What strikes me as particularly unimpressive about this remark by O’Rourke is that no one disputes the realities under discussion.  No one claims that the flappers were, in fact, misunderstood Victorian ladies with a slightly different sense of fashion–they did represent a dramatic, visible change in social habits and in sexual mores.  The trick here is that O’Rourke doesn’t care about that dramatic change, except insofar as it is a step forward the “fun” of later times.  Likewise, I don’t think she really doubts any of Stepp’s evidence.  She and Stepp simply evaluate the evidence according to entirely different standards, and since she doesn’t accept Stepp’s standards she thinks she has come up with a great zinger to paint Stepp as joining in what she portrays as unfair girl-bashing.  This is the progressive’s superior moral pose posing as an argument, when it is simply a lot of hand waving. 
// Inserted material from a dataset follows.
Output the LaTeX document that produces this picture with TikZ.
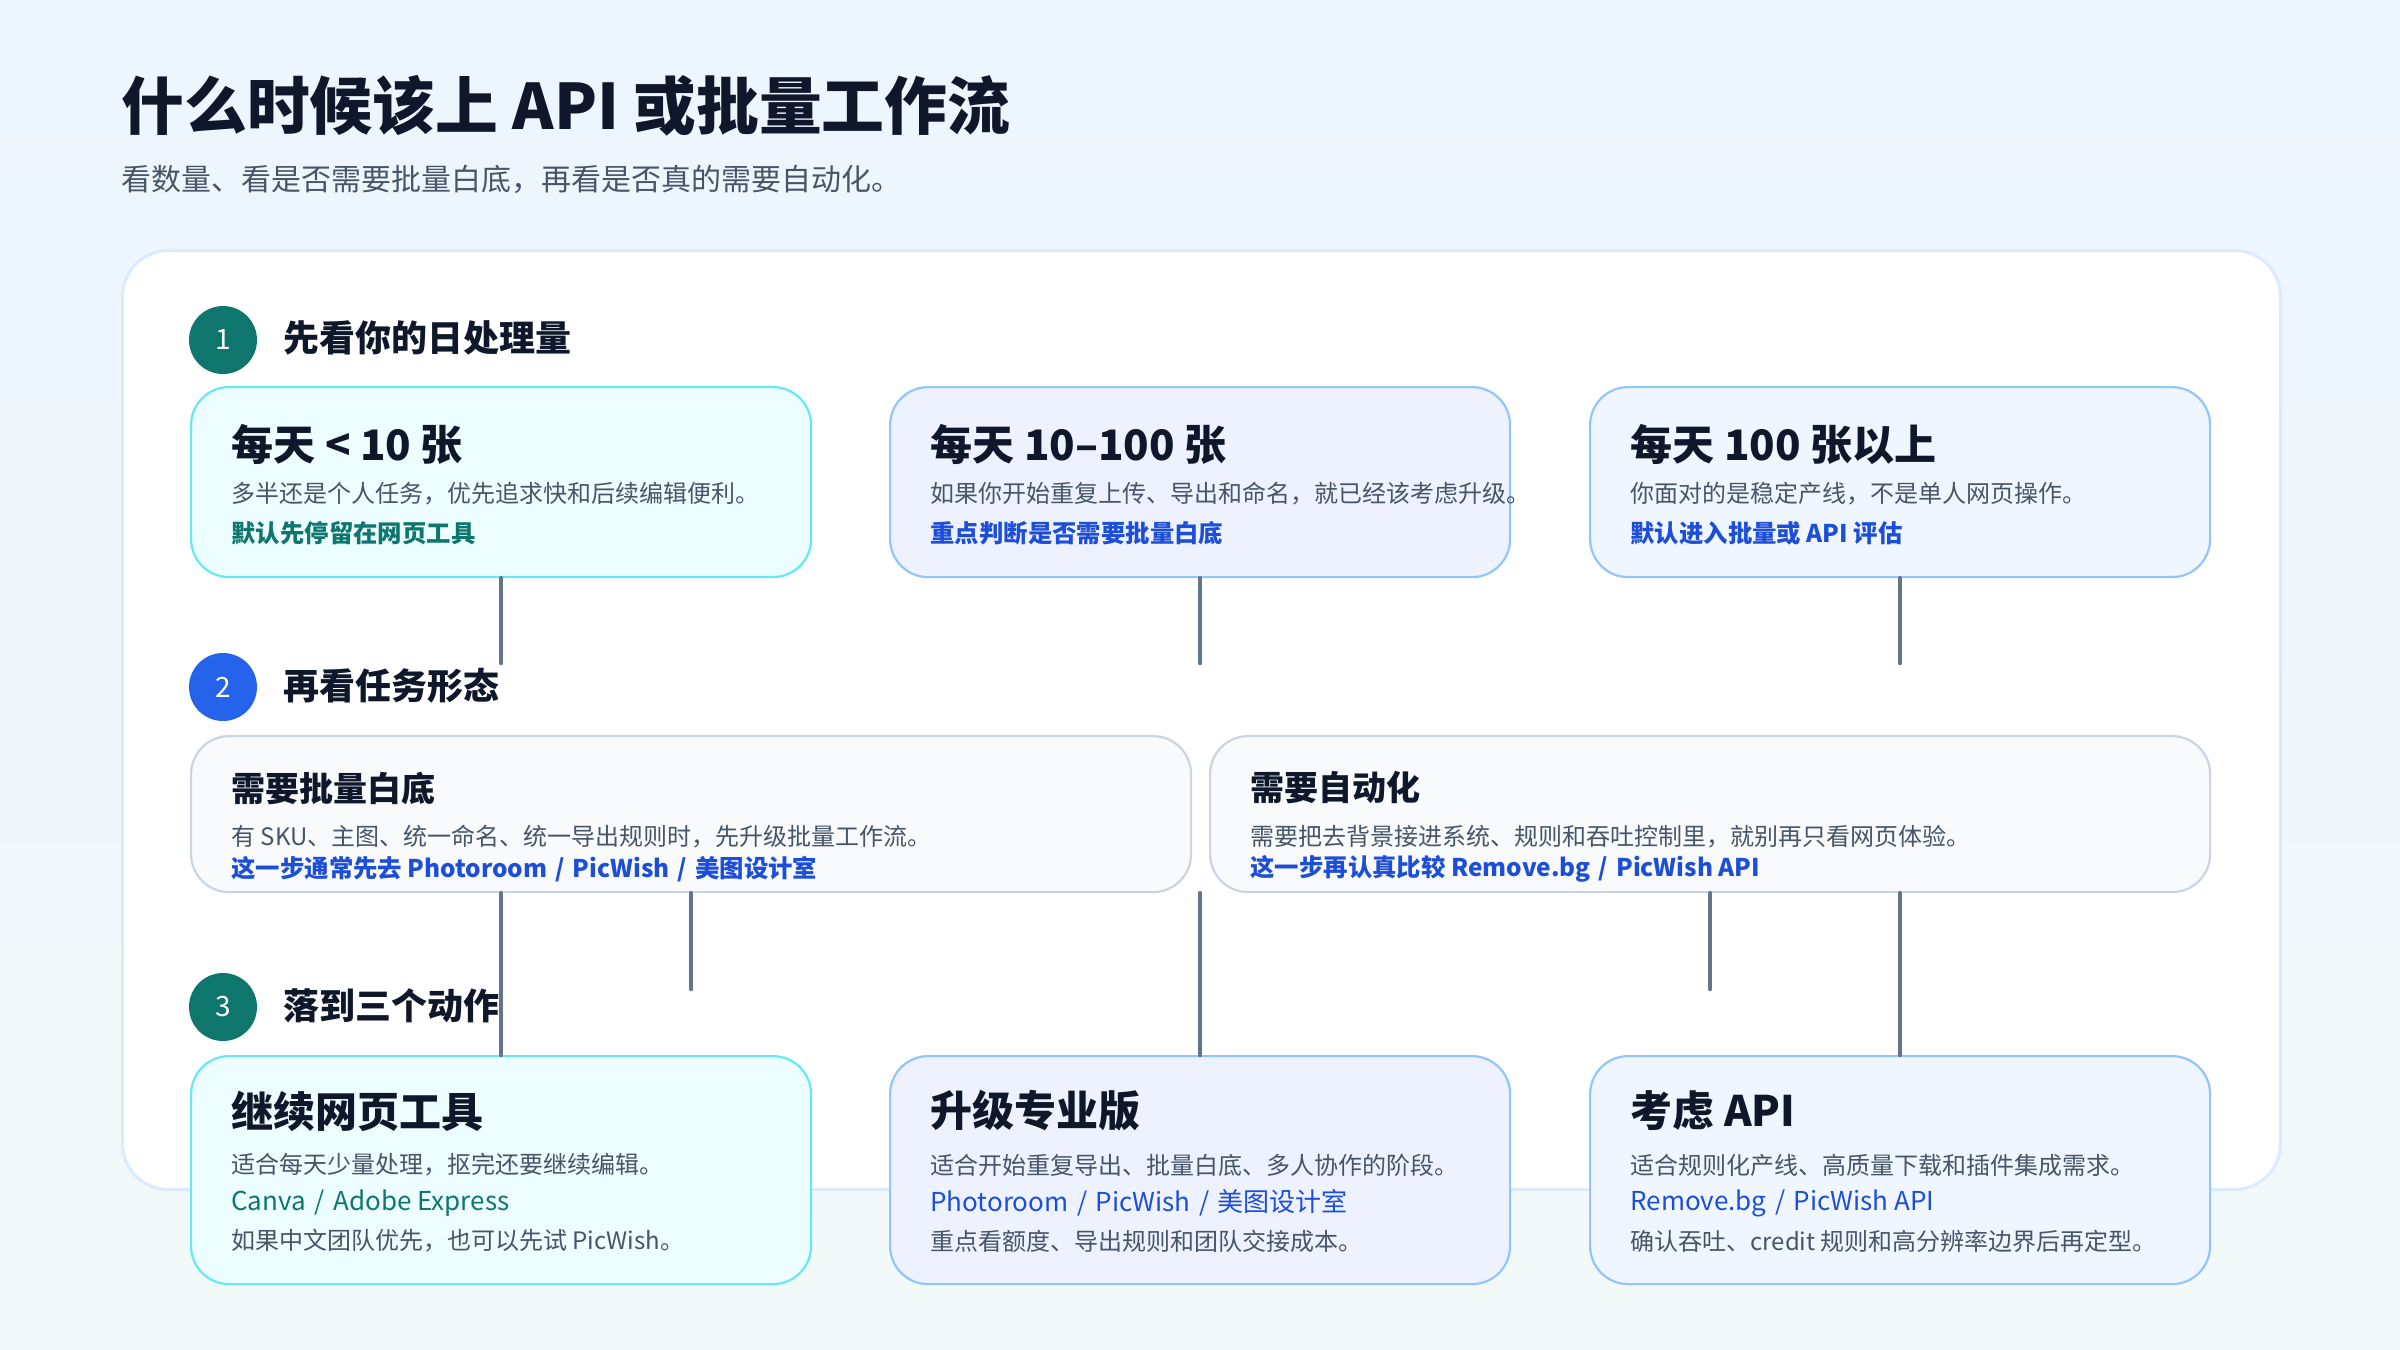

By any standard of traditional morality, the things O’Rourke cited are examples of generational decadence; by certain ’emancipated’ standards, they are supposedly examples of women’s growing independence.  Any critique of the “hookup culture” that assumes that stable, successful marriages are what young women (and, by implication, young men) should seek to have is going to assume that patterns of behaviour that put off or seem to devalue marriage are detrimental to the well-being of those young women.  Yes, really, it will!  Furthermore, it’s going to assume that these young women don’t know enough to know any better that the patterns of the “hookup culture” are actually damaging to the kinds of later relationships they will probably want to have.  O’Rourke doesn’t simply disagree with Stepp’s prescriptions, descriptions or methods, though she nitpicks all of them, but rather she rejects the entire premise of the inquiry, which is to question and then deny the value of that culture itself and to raise an alarm about something that O’Rourke doesn’t find terribly alarming. This is especially true since that culture will inevitably appear to O’Rourke to be another expression of individual emancipation and progress towards unicorn-like gender equality.